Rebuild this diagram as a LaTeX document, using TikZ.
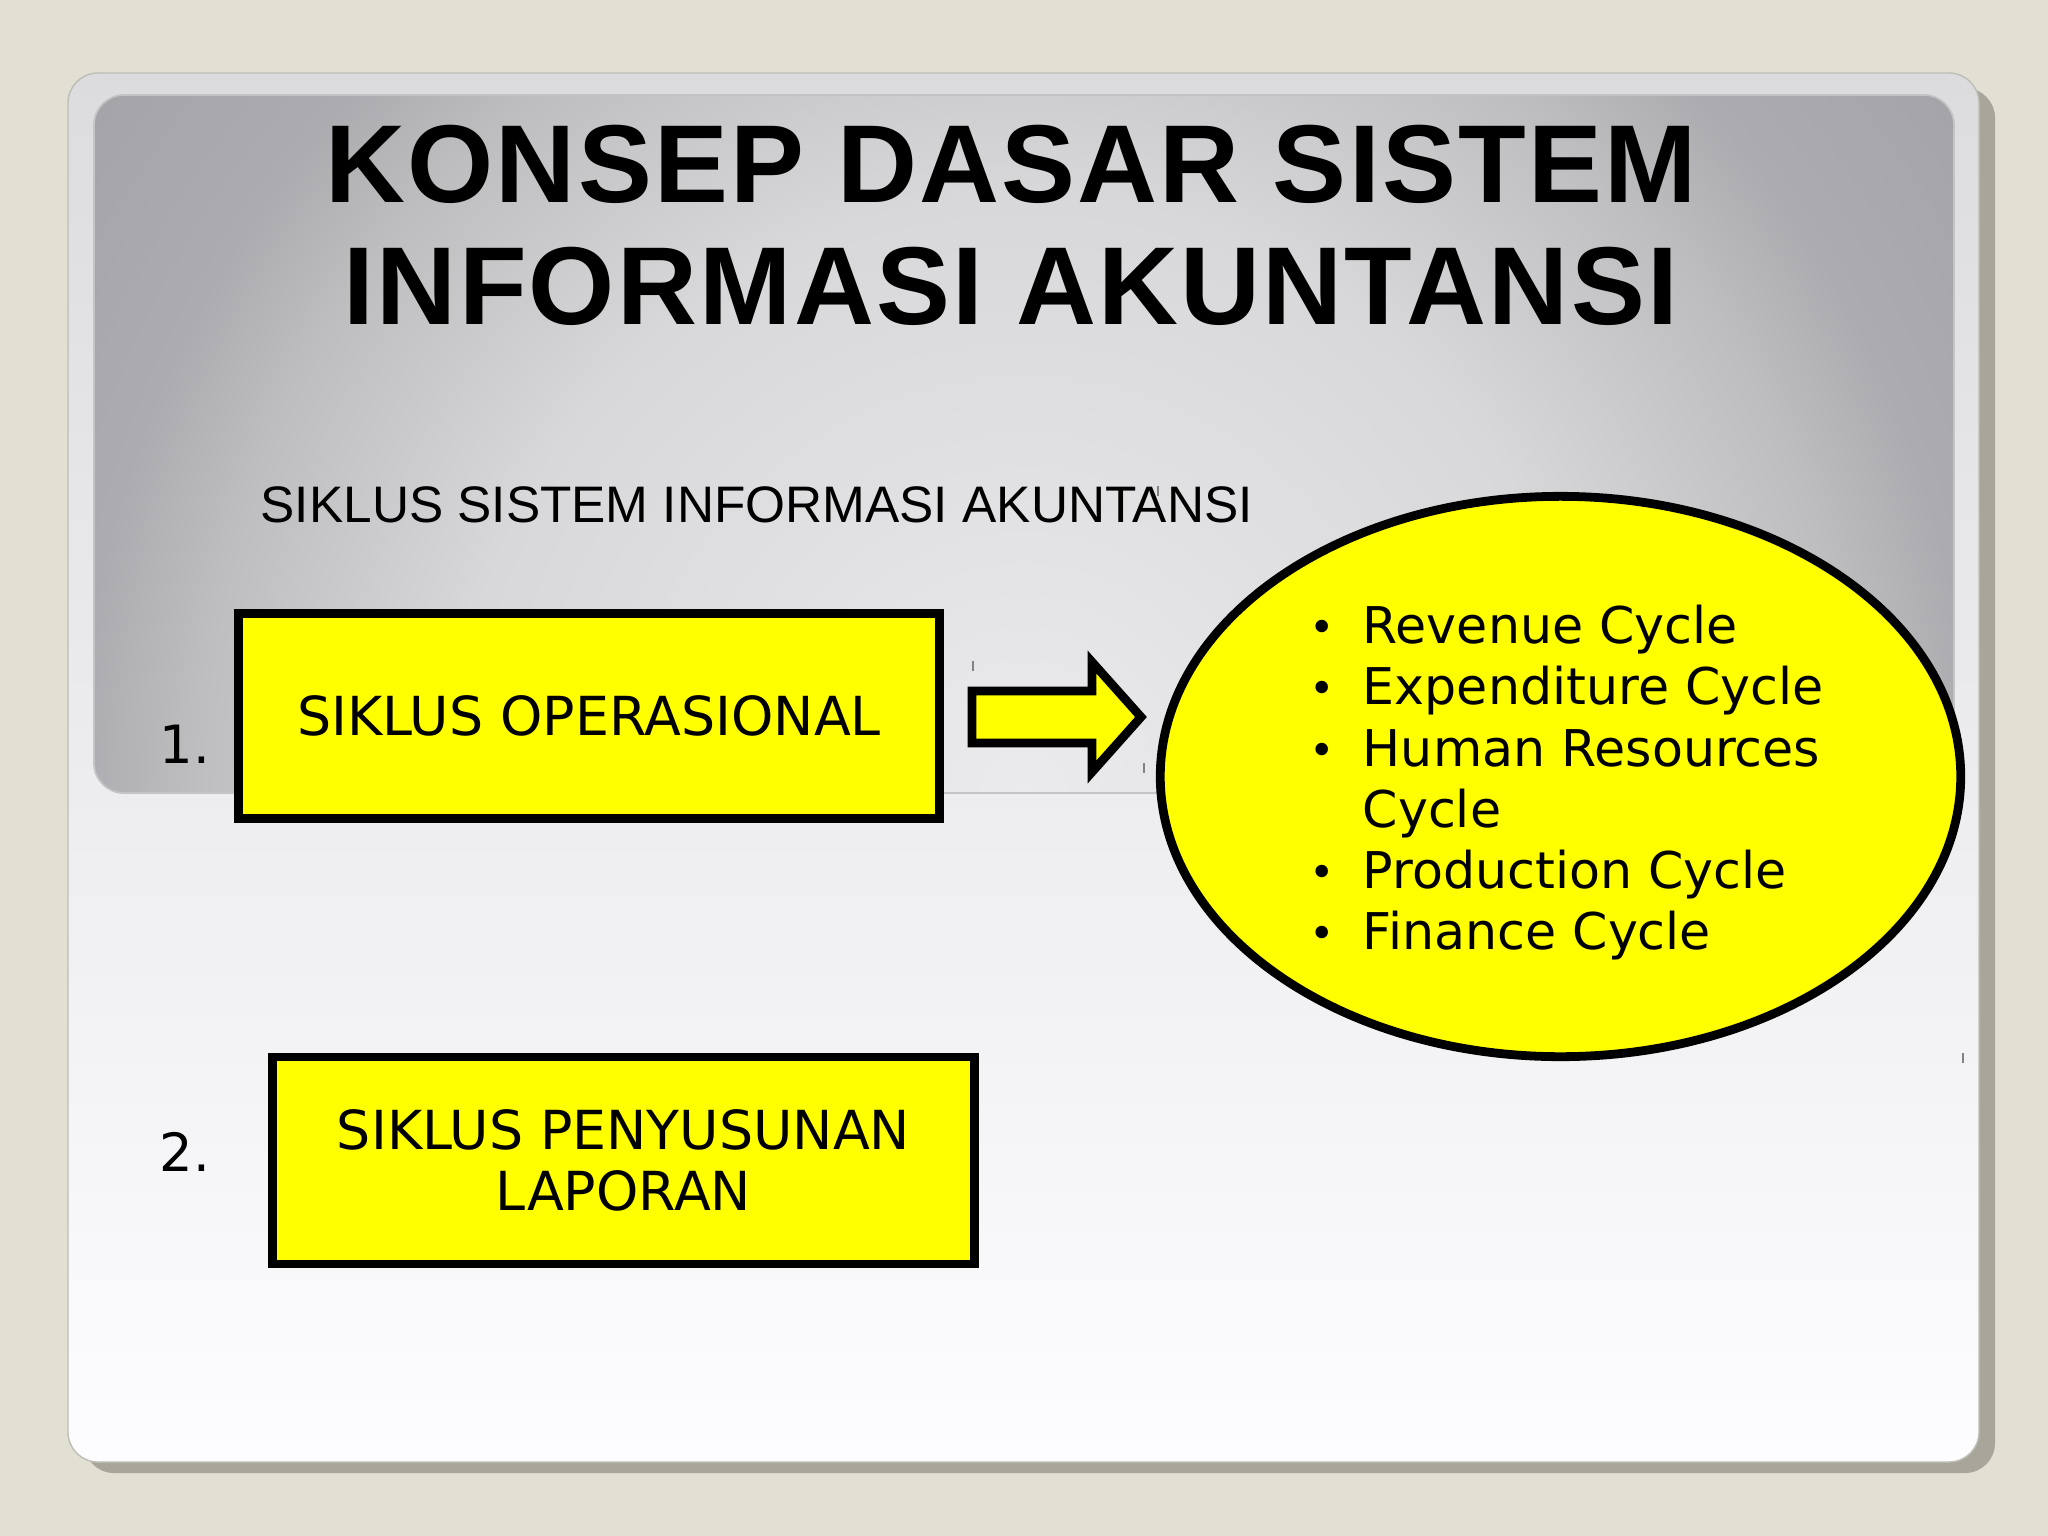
\documentclass[tikz,border=0pt]{standalone}
\usepackage{fontspec}
\setmainfont{Liberation Sans}
\newfontfamily\dvfont{DejaVu Sans}
\newfontfamily\titlefont[LetterSpace=2.0]{Liberation Sans Bold}
\usetikzlibrary{shapes.geometric}
\definecolor{bgbeige}{RGB}{226,223,211}
\definecolor{shadowc}{RGB}{168,166,154}
\definecolor{cardtop}{RGB}{220,220,222}
\definecolor{cardbot}{RGB}{253,252,254}
\definecolor{cardedge}{RGB}{190,189,182}
\definecolor{paneledge}{RGB}{196,196,198}
\definecolor{pA}{RGB}{235,235,237}
\definecolor{pB}{RGB}{216,216,218}
\definecolor{pC}{RGB}{190,190,192}
\definecolor{pD}{RGB}{172,171,175}
\definecolor{pE}{RGB}{165,164,168}
\definecolor{tickc}{RGB}{130,130,130}
\definecolor{boxyellow}{RGB}{255,255,0}
\pgfdeclareradialshading{panelsh}{\pgfpoint{0bp}{0bp}}{color(0bp)=(pA); color(12.1bp)=(pB); color(17.5bp)=(pC); color(20.1bp)=(pD); color(24.1bp)=(pE); color(50bp)=(pE)}
\begin{document}
\begin{tikzpicture}[x=0.01cm,y=-0.01cm,
  ybox/.style={draw=black, fill=boxyellow, line width=2.5pt, inner sep=0pt, align=center,
    font=\dvfont\fontsize{15.3}{17.4}\selectfont},
  numlbl/.style={anchor=base west, inner sep=0pt, font=\dvfont\fontsize{15}{18}\selectfont},
  titletxt/.style={anchor=base, inner sep=0pt, font=\titlefont\fontsize{31.5}{35}\selectfont},
  ticks/.style={draw=tickc, line width=0.5pt}]
% background
\fill[bgbeige] (0,0) rectangle (2048,1536);
\useasboundingbox (0,0) rectangle (2048,1536);
% card shadow and card
\fill[shadowc, rounded corners=8.5pt] (84,88) rectangle (1995,1473);
\shadedraw[top color=cardtop, bottom color=cardbot, draw=cardedge, line width=0.4pt, rounded corners=8.5pt] (68,73) rectangle (1979,1462);
% top panel
\fill[pE, rounded corners=8.5pt] (94,95) rectangle (1954,793);
\begin{scope}
  \clip[rounded corners=8.5pt] (94,95) rectangle (1954,793);
  \shade[shading=panelsh] (1024,800) ellipse (1180 and 1242);
\end{scope}
\draw[paneledge, line width=0.5pt, rounded corners=8.5pt] (94,95) rectangle (1954,793);
% title
\node[titletxt] (t1) at (1011,202) {KONSEP DASAR SISTEM};
\node[titletxt] (t2) at (1011,324) {INFORMASI AKUNTANSI};
\node[anchor=base west, inner sep=0pt, font=\fontsize{14.6}{17}\selectfont] (sub) at (260,522) {SIKLUS SISTEM INFORMASI AKUNTANSI};
% boxes
\node[ybox, minimum width=7cm, minimum height=2.05cm] (b1) at (589,716) {SIKLUS OPERASIONAL};
\node[ybox, minimum width=7.01cm, minimum height=2.07cm] (b2) at (623.5,1160.5) {SIKLUS PENYUSUNAN\\LAPORAN};
\node[numlbl] (n1) at (159,763) {1.};
\node[numlbl] (n2) at (159,1171) {2.};
% ellipse
\node[ellipse, draw=black, fill=boxyellow, line width=2.5pt, inner sep=0pt, minimum width=8cm, minimum height=5.6cm] (cyc) at (1560.5,776.5) {};
\node[anchor=north west, inner sep=0pt, align=left, font=\dvfont\fontsize{14.4}{17.41}\selectfont] (lst) at (1309,604.5)
 {\makebox[15.1pt][l]{\raisebox{0.3pt}{\scalebox{0.85}{•}}}Revenue Cycle\\
  \makebox[15.1pt][l]{\raisebox{0.3pt}{\scalebox{0.85}{•}}}Expenditure Cycle\\
  \makebox[15.1pt][l]{\raisebox{0.3pt}{\scalebox{0.85}{•}}}Human Resources\\
  \makebox[15.1pt][l]{}Cycle\\
  \makebox[15.1pt][l]{\raisebox{0.3pt}{\scalebox{0.85}{•}}}Production Cycle\\
  \makebox[15.1pt][l]{\raisebox{0.3pt}{\scalebox{0.85}{•}}}Finance Cycle};
% block arrow
\draw[line width=2.5pt, fill=boxyellow, line join=miter] (972,691) -- (1092,691) -- (1092,662) -- (1141,717) -- (1092,772) -- (1092,743) -- (972,743) -- cycle;
% small ticks
\draw[ticks] (973,661) -- (973,671);
\draw[ticks] (1144,763) -- (1144,773);
\draw[ticks] (1963,1053) -- (1963,1063);
\draw[ticks] (1158,486) -- (1158,496);
\end{tikzpicture}
\end{document}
++++++++++++++++++++
**Given request**
Every line is to be duplicated exactly, though pictures stay out.

**Full response**
Rebuild this diagram as a LaTeX document, using TikZ.
\documentclass[tikz,border=0pt]{standalone}
\usepackage{fontspec}
\setmainfont{Liberation Sans}
\newfontfamily\dvfont{DejaVu Sans}
\newfontfamily\titlefont[LetterSpace=2.0]{Liberation Sans Bold}
\usetikzlibrary{shapes.geometric}
\definecolor{bgbeige}{RGB}{226,223,211}
\definecolor{shadowc}{RGB}{168,166,154}
\definecolor{cardtop}{RGB}{220,220,222}
\definecolor{cardbot}{RGB}{253,252,254}
\definecolor{cardedge}{RGB}{190,189,182}
\definecolor{paneledge}{RGB}{196,196,198}
\definecolor{pA}{RGB}{235,235,237}
\definecolor{pB}{RGB}{216,216,218}
\definecolor{pC}{RGB}{190,190,192}
\definecolor{pD}{RGB}{172,171,175}
\definecolor{pE}{RGB}{165,164,168}
\definecolor{tickc}{RGB}{130,130,130}
\definecolor{boxyellow}{RGB}{255,255,0}
\pgfdeclareradialshading{panelsh}{\pgfpoint{0bp}{0bp}}{color(0bp)=(pA); color(12.1bp)=(pB); color(17.5bp)=(pC); color(20.1bp)=(pD); color(24.1bp)=(pE); color(50bp)=(pE)}
\begin{document}
\begin{tikzpicture}[x=0.01cm,y=-0.01cm,
  ybox/.style={draw=black, fill=boxyellow, line width=2.5pt, inner sep=0pt, align=center,
    font=\dvfont\fontsize{15.3}{17.4}\selectfont},
  numlbl/.style={anchor=base west, inner sep=0pt, font=\dvfont\fontsize{15}{18}\selectfont},
  titletxt/.style={anchor=base, inner sep=0pt, font=\titlefont\fontsize{31.5}{35}\selectfont},
  ticks/.style={draw=tickc, line width=0.5pt}]
% background
\fill[bgbeige] (0,0) rectangle (2048,1536);
\useasboundingbox (0,0) rectangle (2048,1536);
% card shadow and card
\fill[shadowc, rounded corners=8.5pt] (84,88) rectangle (1995,1473);
\shadedraw[top color=cardtop, bottom color=cardbot, draw=cardedge, line width=0.4pt, rounded corners=8.5pt] (68,73) rectangle (1979,1462);
% top panel
\fill[pE, rounded corners=8.5pt] (94,95) rectangle (1954,793);
\begin{scope}
  \clip[rounded corners=8.5pt] (94,95) rectangle (1954,793);
  \shade[shading=panelsh] (1024,800) ellipse (1180 and 1242);
\end{scope}
\draw[paneledge, line width=0.5pt, rounded corners=8.5pt] (94,95) rectangle (1954,793);
% title
\node[titletxt] (t1) at (1011,202) {KONSEP DASAR SISTEM};
\node[titletxt] (t2) at (1011,324) {INFORMASI AKUNTANSI};
\node[anchor=base west, inner sep=0pt, font=\fontsize{14.6}{17}\selectfont] (sub) at (260,522) {SIKLUS SISTEM INFORMASI AKUNTANSI};
% boxes
\node[ybox, minimum width=7cm, minimum height=2.05cm] (b1) at (589,716) {SIKLUS OPERASIONAL};
\node[ybox, minimum width=7.01cm, minimum height=2.07cm] (b2) at (623.5,1160.5) {SIKLUS PENYUSUNAN\\LAPORAN};
\node[numlbl] (n1) at (159,763) {1.};
\node[numlbl] (n2) at (159,1171) {2.};
% ellipse
\node[ellipse, draw=black, fill=boxyellow, line width=2.5pt, inner sep=0pt, minimum width=8cm, minimum height=5.6cm] (cyc) at (1560.5,776.5) {};
\node[anchor=north west, inner sep=0pt, align=left, font=\dvfont\fontsize{14.4}{17.41}\selectfont] (lst) at (1309,604.5)
 {\makebox[15.1pt][l]{\raisebox{0.3pt}{\scalebox{0.85}{•}}}Revenue Cycle\\
  \makebox[15.1pt][l]{\raisebox{0.3pt}{\scalebox{0.85}{•}}}Expenditure Cycle\\
  \makebox[15.1pt][l]{\raisebox{0.3pt}{\scalebox{0.85}{•}}}Human Resources\\
  \makebox[15.1pt][l]{}Cycle\\
  \makebox[15.1pt][l]{\raisebox{0.3pt}{\scalebox{0.85}{•}}}Production Cycle\\
  \makebox[15.1pt][l]{\raisebox{0.3pt}{\scalebox{0.85}{•}}}Finance Cycle};
% block arrow
\draw[line width=2.5pt, fill=boxyellow, line join=miter] (972,691) -- (1092,691) -- (1092,662) -- (1141,717) -- (1092,772) -- (1092,743) -- (972,743) -- cycle;
% small ticks
\draw[ticks] (973,661) -- (973,671);
\draw[ticks] (1144,763) -- (1144,773);
\draw[ticks] (1963,1053) -- (1963,1063);
\draw[ticks] (1158,486) -- (1158,496);
\end{tikzpicture}
\end{document}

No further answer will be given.